**What you are asked to do:** Everything from the first line down to the line containing "0.46, 0.49, 0.51, 0.54, 0.56, 0.59, 0.61, 0.64, 0.66, 0.69]" is to be retyped exactly, both ends included, with pictures left out.

**Records with drawing code:**
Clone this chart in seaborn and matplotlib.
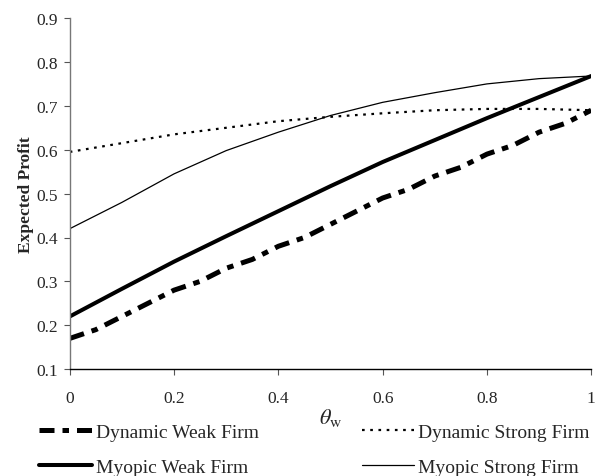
import matplotlib
matplotlib.use("Agg")
import matplotlib.pyplot as plt
import numpy as np
import pandas as pd
import seaborn as sns

# data
theta_fine = [0, 0.05, 0.1, 0.15, 0.2, 0.25, 0.3, 0.35, 0.4, 0.45, 0.5,
              0.55, 0.6, 0.65, 0.7, 0.75, 0.8, 0.85, 0.9, 0.95, 1.0]
dynamic_weak = [0.17, 0.19, 0.22, 0.25, 0.28, 0.30, 0.33, 0.35, 0.38, 0.40, 0.43,
                0.46, 0.49, 0.51, 0.54, 0.56, 0.59, 0.61, 0.64, 0.66, 0.69]

theta = [0, 0.1, 0.2, 0.3, 0.4, 0.5, 0.6, 0.7, 0.8, 0.9, 1.0]
dynamic_strong = [0.595, 0.615, 0.635, 0.65, 0.665, 0.675, 0.683, 0.69, 0.693, 0.693, 0.69]
myopic_weak = [0.22, 0.283, 0.345, 0.403, 0.46, 0.517, 0.572, 0.622, 0.672, 0.72, 0.768]
myopic_strong = [0.42, 0.48, 0.545, 0.598, 0.64, 0.678, 0.708, 0.73, 0.75, 0.762, 0.768]

x_ticks = [0, 0.2, 0.4, 0.6, 0.8, 1]
x_tick_labels = ["0", "0.2", "0.4", "0.6", "0.8", "1"]
y_ticks = [0.1, 0.2, 0.3, 0.4, 0.5, 0.6, 0.7, 0.8, 0.9]

sns.set_style("ticks")
plt.rcParams["font.family"] = ["Liberation Serif", "DejaVu Serif"]
plt.rcParams["mathtext.fontset"] = "stix"

fig = plt.figure(figsize=(5.96, 4.77), dpi=100)
ax = fig.add_axes([0.117, 0.224, 0.875, 0.736])

sns.lineplot(x=theta_fine, y=dynamic_weak, ax=ax, color="black", lw=3.6,
             linestyle=(0, (3.0, 1.6, 1.3, 1.6)), label="Dynamic Weak Firm")
sns.lineplot(x=theta, y=myopic_weak, ax=ax, color="black", lw=2.9,
             label="Myopic Weak Firm")
sns.lineplot(x=theta, y=dynamic_strong, ax=ax, color="black", lw=1.6,
             linestyle=(0, (1.2, 2.5)), label="Dynamic Strong Firm")
sns.lineplot(x=theta, y=myopic_strong, ax=ax, color="black", lw=0.9,
             label="Myopic Strong Firm")

ax.set_xlim(0, 1)
ax.set_ylim(0.1, 0.9)
ax.set_xticks(x_ticks)
ax.set_xticklabels(x_tick_labels)
ax.set_yticks(y_ticks)
ax.set_yticklabels([f"{v:.1f}" for v in y_ticks])
ax.tick_params(labelsize=12.5, length=4, width=0.8, color="#555555")
ax.tick_params(axis="x", pad=11)
ax.tick_params(axis="y", pad=4.5)
sns.despine(ax=ax)
ax.spines["left"].set_color("#777777")
ax.spines["bottom"].set_color("black")
ax.spines["left"].set_linewidth(1.0)
ax.spines["bottom"].set_linewidth(1.0)

ax.set_ylabel("Expected Profit", fontsize=12.5, fontweight="bold", labelpad=2)
ax.set_xlabel(r"$\theta_{\mathrm{w}}$", fontsize=16, labelpad=0)

handles, labels = ax.get_legend_handles_labels()
ax.legend_.remove()
fig.legend(handles, labels, ncol=2, loc="lower left",
           bbox_to_anchor=(0.04, -0.033), frameon=False, fontsize=14,
           handlelength=2.7, handletextpad=0.2, columnspacing=5.3,
           labelspacing=0.9, borderpad=0.3)

fig.savefig("out.png", dpi=100, facecolor="white")
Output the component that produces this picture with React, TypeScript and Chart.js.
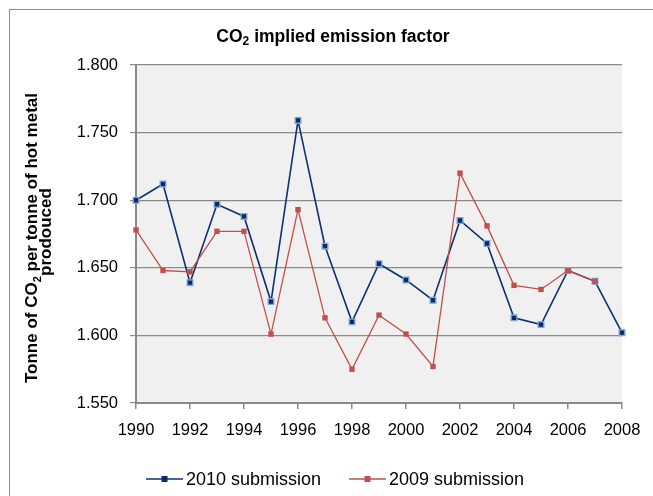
import React, { useEffect, useRef } from "react";
import { Chart, registerables } from "chart.js";

Chart.register(...registerables);

const years = [1990, 1991, 1992, 1993, 1994, 1995, 1996, 1997, 1998, 1999, 2000, 2001, 2002, 2003, 2004, 2005, 2006, 2007, 2008];
const submission2010 = [1.700, 1.712, 1.639, 1.697, 1.688, 1.625, 1.759, 1.666, 1.610, 1.653, 1.641, 1.626, 1.685, 1.668, 1.613, 1.608, 1.648, 1.640, 1.602];
const submission2009 = [1.678, 1.648, 1.647, 1.677, 1.677, 1.601, 1.693, 1.613, 1.575, 1.615, 1.601, 1.577, 1.720, 1.681, 1.637, 1.634, 1.648, 1.640, null];
const seriesNames = ["2010 submission", "2009 submission"];
const titleParts = [{ t: "CO" }, { t: "2", sub: true }, { t: " implied emission factor" }];
const yTitleLine1 = [{ t: "Tonne of CO" }, { t: "2", sub: true }, { t: " per tonne of hot metal" }];
const yTitleLine2 = [{ t: "prodouced" }];

const FONT = "'Liberation Sans', Arial, sans-serif";
const BLUE_LINE = "#10306e";
const BLUE_FILL = "#0b2a66";
const BLUE_EDGE = "#7ea6d8";
const RED = "#c0504d";
const GRID = "#8a8a8a";

type Seg = { t: string; sub?: boolean };

function drawRich(ctx: CanvasRenderingContext2D, segs: Seg[], x: number, y: number, size: number) {
  const big = `bold ${size}px ${FONT}`;
  const small = `bold ${Math.round(size * 0.66)}px ${FONT}`;
  const widths: number[] = [];
  let total = 0;
  for (const s of segs) {
    ctx.font = s.sub ? small : big;
    const w = ctx.measureText(s.t).width;
    widths.push(w);
    total += w;
  }
  let cx = x - total / 2;
  ctx.textAlign = "left";
  ctx.textBaseline = "alphabetic";
  segs.forEach((s, i) => {
    ctx.font = s.sub ? small : big;
    ctx.fillText(s.t, cx, s.sub ? y + size * 0.22 : y);
    cx += widths[i];
  });
}

const decorPlugin = {
  id: "decor",
  beforeDraw(chart: any) {
    const { ctx, chartArea } = chart;
    ctx.save();
    ctx.fillStyle = "#f0f0f0";
    ctx.fillRect(chartArea.left, chartArea.top, chartArea.right - chartArea.left, chartArea.bottom - chartArea.top);
    ctx.restore();
  },
  afterDraw(chart: any) {
    const { ctx } = chart;
    ctx.save();
    ctx.fillStyle = "#000";
    drawRich(ctx, titleParts, 323, 31.5, 17.5);

    ctx.save();
    ctx.translate(27, 0);
    ctx.rotate(-Math.PI / 2);
    // rotated frame: x axis points up (x = -canvasY), y axis points right
    drawRich(ctx, yTitleLine1, -228, 0, 17);
    drawRich(ctx, yTitleLine2, -222, 14, 17);
    ctx.restore();

    // legend
    const ly = 469;
    const items = [
      { x: 136, name: seriesNames[0], line: BLUE_LINE, fill: BLUE_FILL },
      { x: 339, name: seriesNames[1], line: RED, fill: RED },
    ];
    items.forEach((it) => {
      ctx.strokeStyle = it.line;
      ctx.lineWidth = 1.6;
      ctx.beginPath();
      ctx.moveTo(it.x, ly);
      ctx.lineTo(it.x + 37, ly);
      ctx.stroke();
      ctx.fillStyle = it.fill;
      ctx.fillRect(it.x + 15.5, ly - 3, 6, 6);
      ctx.fillStyle = "#000";
      ctx.font = `18px ${FONT}`;
      ctx.textAlign = "left";
      ctx.textBaseline = "middle";
      ctx.fillText(it.name, it.x + 40, ly + 1);
    });
    ctx.restore();
  },
};

export default function App() {
  const ref = useRef<HTMLCanvasElement | null>(null);
  useEffect(() => {
    if (!ref.current) return;
    const chart = new Chart(ref.current, {
      type: "line",
      data: {
        datasets: [
          {
            label: seriesNames[1],
            data: years.map((y, i) => ({ x: y, y: submission2009[i] })) as any,
            borderColor: RED,
            borderWidth: 1.3,
            pointStyle: "rect",
            pointRadius: 3.8,
            pointBackgroundColor: RED,
            pointBorderColor: RED,
            pointBorderWidth: 0,
            tension: 0,
            clip: false as any,
          },
          {
            label: seriesNames[0],
            data: years.map((y, i) => ({ x: y, y: submission2010[i] })) as any,
            borderColor: BLUE_LINE,
            borderWidth: 1.6,
            pointStyle: "rect",
            pointRadius: 4,
            pointBackgroundColor: BLUE_FILL,
            pointBorderColor: BLUE_EDGE,
            pointBorderWidth: 1.3,
            tension: 0,
            clip: false as any,
          },
        ],
      },
      options: {
        responsive: false,
        maintainAspectRatio: false,
        animation: false,
        devicePixelRatio: 1,
        layout: { padding: { left: 0, top: 55, right: 31, bottom: 53 } },
        plugins: { legend: { display: false }, title: { display: false }, tooltip: { enabled: false } },
        events: [],
        scales: {
          x: {
            type: "linear",
            min: 1990,
            max: 2008,
            ticks: {
              stepSize: 2,
              autoSkip: false,
              maxRotation: 0,
              padding: 12,
              color: "#000",
              font: { family: FONT, size: 16.5 },
              callback: (v: any) => String(v),
            },
            grid: { drawOnChartArea: false, drawTicks: true, tickLength: 6, color: GRID, lineWidth: 1.5 },
            border: { display: true, color: GRID, width: 2 },
            afterFit: (s: any) => {
              s.height = 40;
              s.paddingLeft = 0;
              s.paddingRight = 0;
            },
          },
          y: {
            type: "linear",
            min: 1.55,
            max: 1.8,
            ticks: {
              stepSize: 0.05,
              padding: 12,
              color: "#000",
              font: { family: FONT, size: 16.5 },
              callback: (v: any) => Number(v).toFixed(3),
            },
            grid: { color: GRID, lineWidth: 1.2, tickLength: 6 },
            border: { display: true, color: GRID, width: 2 },
            afterFit: (s: any) => {
              s.width = 126;
              s.paddingTop = 0;
              s.paddingBottom = 0;
            },
          },
        },
      },
      plugins: [decorPlugin],
    });
    return () => chart.destroy();
  }, []);

  return (
    <div
      style={{
        position: "fixed",
        left: 9,
        top: 9,
        borderLeft: "1px solid #8c8c8c",
        borderTop: "1px solid #8c8c8c",
        width: 644,
        height: 487,
        background: "#fff",
      }}
    >
      <canvas ref={ref} width={643} height={486} style={{ display: "block" }} />
    </div>
  );
}
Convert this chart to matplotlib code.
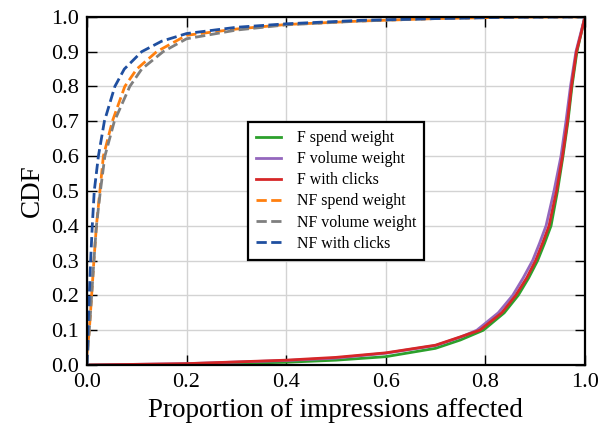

**Final answer:**
Clone this chart in seaborn and matplotlib.
import matplotlib
matplotlib.use("Agg")
import matplotlib.pyplot as plt
import numpy as np
import pandas as pd
import seaborn as sns

# data
theta_fine = [0, 0.05, 0.1, 0.15, 0.2, 0.25, 0.3, 0.35, 0.4, 0.45, 0.5,
              0.55, 0.6, 0.65, 0.7, 0.75, 0.8, 0.85, 0.9, 0.95, 1.0]
dynamic_weak = [0.17, 0.19, 0.22, 0.25, 0.28, 0.30, 0.33, 0.35, 0.38, 0.40, 0.43,
                0.46, 0.49, 0.51, 0.54, 0.56, 0.59, 0.61, 0.64, 0.66, 0.69]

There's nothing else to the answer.